If it’s going to come down to investments, you’re going to need to get it right. You need to read the fable of “The Tortoise and the Hare” and take “slow and steady” to heart. You need to invest in an appropriate, long-term strategy. You need to make significant progress towards retirement during the first and second decades of your income-earning life, so you can have a decent chance of having significant assets during the last and second-to-last decades of your life.
  • Slow and Steady - Saving $100 a month in your bank account, raising your contributions to your employer’s 401(k) or retirement plan by 1%, and opening a Traditional or Roth IRA account that you’re not sure you can fully contribute to can feel almost silly. It seems like a drop in a bucket, and it is, but it’s a drop in your bucket. It’s the first steps on your journey of a thousand conference calls, staff meetings, and expense reports. The hardest part about beginning a savings plan, implementing a family budget, or taking on a debt reduction plan is starting it! Brief sprints of financial progress and long periods or “naps” where you live at your means (or beyond you means) will make you resemble the hare, and you may not win your race. To be honest, you might not even be able to finish! Dedicated, repetitive steps of saving 10% from every paycheck, increasing your retirement plan contributions every time you get a raise, making those annual IRA contributions, and making 13 payments instead of 12 on your mortgage are how you and the tortoise win the race. I think Aesop may have been a financial planner in his free time…
  • Invest Appropriately - I keep reading articles about how the market downturn in 2008 and 2009 has really spooked people in their 20s and 30s (millenials). For example, a recent study by UBS found that on average, millenials have half of their assets in cash and less than one third of their portfolios in stocks. I get it, I really do. Our grandparents’ home values went down like lead balloons, our parents’ investment accounts went down like an ACME anvil on Wile E. Coyote, and we couldn’t get jobs even though we went to college and did everything that was asked of us, but we cannot live in fear. My short-term market crystal ball is still in the shop, but I can tell you that plopping all of your assets under your mattress, in a bank account, in a bunch of bonds, or in an annuity with a minimal, yet allegedly “guaranteed,” return is not going to get it done. Young workers need to make diversified, tax-sensitive, and fee-conscious investments, but they also need to act their age! Long-term, 50% cash, 33% bonds, and 17% somewhere else is for grandpa and grandma - not for working millennials who have a longer time frame for their assets to significantly appreciate.
  • Make Progress Early - I cannot emphasize how much higher the odds are that you will be in a good financial position if you start planning for retirement now as opposed to six months before you want to retire.
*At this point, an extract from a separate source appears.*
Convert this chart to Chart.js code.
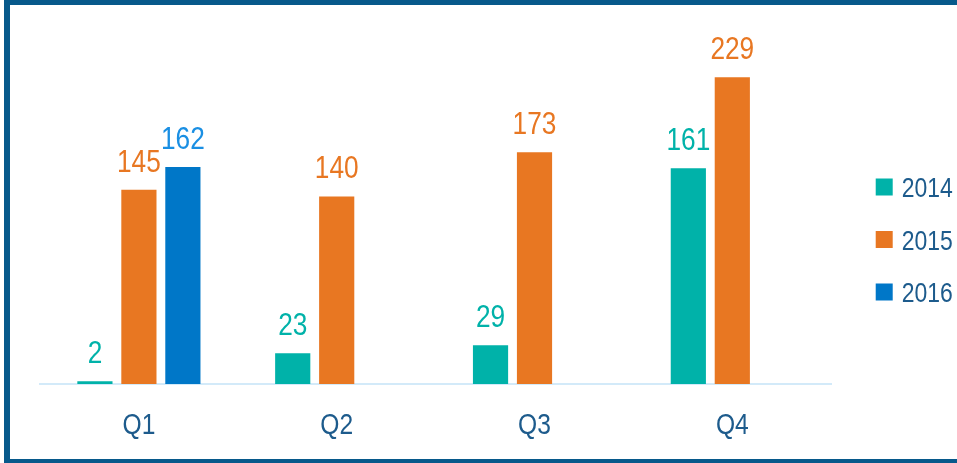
<!DOCTYPE html>
<html>
<head>
<meta charset="utf-8">
<script src="https://cdn.jsdelivr.net/npm/chart.js@4"></script>
<style>
  html, body { margin: 0; padding: 0; background: #fff; overflow: hidden; }
  .frame {
    position: absolute; left: 4px; top: 0; width: 1000px; height: 463px;
    box-sizing: border-box;
    border-top: 5px solid #07598b; border-left: 6px solid #07598b;
    border-bottom: 4px solid #07598b;
  }
  #chart { position: absolute; left: 0; top: 0; }
</style>
</head>
<body>
<div class="frame"></div>
<canvas id="chart" width="957" height="463"></canvas>
<script>
const categories = ['Q1', 'Q2', 'Q3', 'Q4'];
const years = ['2014', '2015', '2016'];
const values2014 = [2, 23, 29, 161];
const values2015 = [145, 140, 173, 229];
const values2016 = [162, null, null, null];

const FONT = "'Liberation Sans', Arial, sans-serif";
const textBlue = '#1d5b8c';
const NARROW = 0.82; // reference uses a condensed face

const barColors = ['#00b2a9', '#e87722', '#0077c8'];
const labelColors = ['#00b2a9', '#e87722', '#1a8fe3'];

function narrowText(ctx, text, x, y, size, color, align) {
    ctx.save();
    ctx.font = size + 'px ' + FONT;
    ctx.fillStyle = color;
    ctx.textAlign = align;
    ctx.textBaseline = 'alphabetic';
    ctx.translate(x, y);
    ctx.scale(NARROW, 1);
    ctx.fillText(text, 0, 0);
    ctx.restore();
}

// values above bars, category names and legend text in the condensed look
const narrowLabels = {
    id: 'narrowLabels',
    afterDraw(chart) {
        const ctx = chart.ctx;
        chart.data.datasets.forEach((ds, i) => {
            chart.getDatasetMeta(i).data.forEach((bar, j) => {
                const v = ds.data[j];
                if (v === null || v === undefined) return;
                narrowText(ctx, String(v), bar.x, bar.y - 18, 32, labelColors[i], 'center');
            });
        });
        const xs = chart.scales.x;
        xs.ticks.forEach((t, i) => {
            narrowText(ctx, categories[i], xs.getPixelForTick(i), xs.top + 50, 30, textBlue, 'center');
        });
        const lg = chart.legend;
        lg.legendItems.forEach((item, i) => {
            const hb = lg.legendHitBoxes[i];
            narrowText(ctx, item.text, hb.left + 26, hb.top + hb.height / 2 + 10, 28, textBlue, 'left');
        });
    }
};

new Chart(document.getElementById('chart'), {
    type: 'bar',
    data: {
        labels: categories,
        datasets: [
            { label: years[0], data: values2014, backgroundColor: barColors[0] },
            { label: years[1], data: values2015, backgroundColor: barColors[1] },
            { label: years[2], data: values2016, backgroundColor: barColors[2] }
        ]
    },
    options: {
        responsive: false,
        animation: false,
        layout: { padding: { left: 40, top: 49, right: -22, bottom: 33 } },
        datasets: {
            bar: { categoryPercentage: 0.667, barPercentage: 0.8 }
        },
        scales: {
            x: {
                grid: { display: false, drawTicks: false },
                border: { display: true, color: '#d3eaf9', width: 2 },
                ticks: { color: 'rgba(0,0,0,0)', font: { family: FONT, size: 30 }, padding: 22 },
                afterFit(s) { s.height = 46; }
            },
            y: {
                display: false,
                min: 0,
                max: 250
            },
            gap: {
                type: 'linear',
                position: 'right',
                grid: { display: false },
                border: { display: false },
                ticks: { display: false },
                afterFit(s) { s.width = 20; }
            }
        },
        plugins: {
            legend: {
                position: 'right',
                labels: {
                    color: 'rgba(0,0,0,0)',
                    font: { family: FONT, size: 28 },
                    boxWidth: 17,
                    boxHeight: 17,
                    padding: 24.5
                }
            },
            tooltip: { enabled: false }
        }
    },
    plugins: [narrowLabels]
});
</script>
</body>
</html>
Little things like building up an adequate emergency fund so you don’t have to raid your portfolio and sell when markets are down, making the contributions needed to your employer’s retirement plan to get their maximum match, and paying extra towards long-term debts may not seem like much now, but there will be a day when you look back, and you will smile. I wrote about the unbelievable power of compounding earlier this year, but it is worth restating that a dollar saved in your 50s is not the same as a dollar saved in your 30s! Progress towards your retirement goals at any point is great, but the sooner you can start packing away funds towards your future needs, the greater the chance that you will have meaningful compounding in your favor. If you start strong, you’ll have a much greater chance of finishing stronger.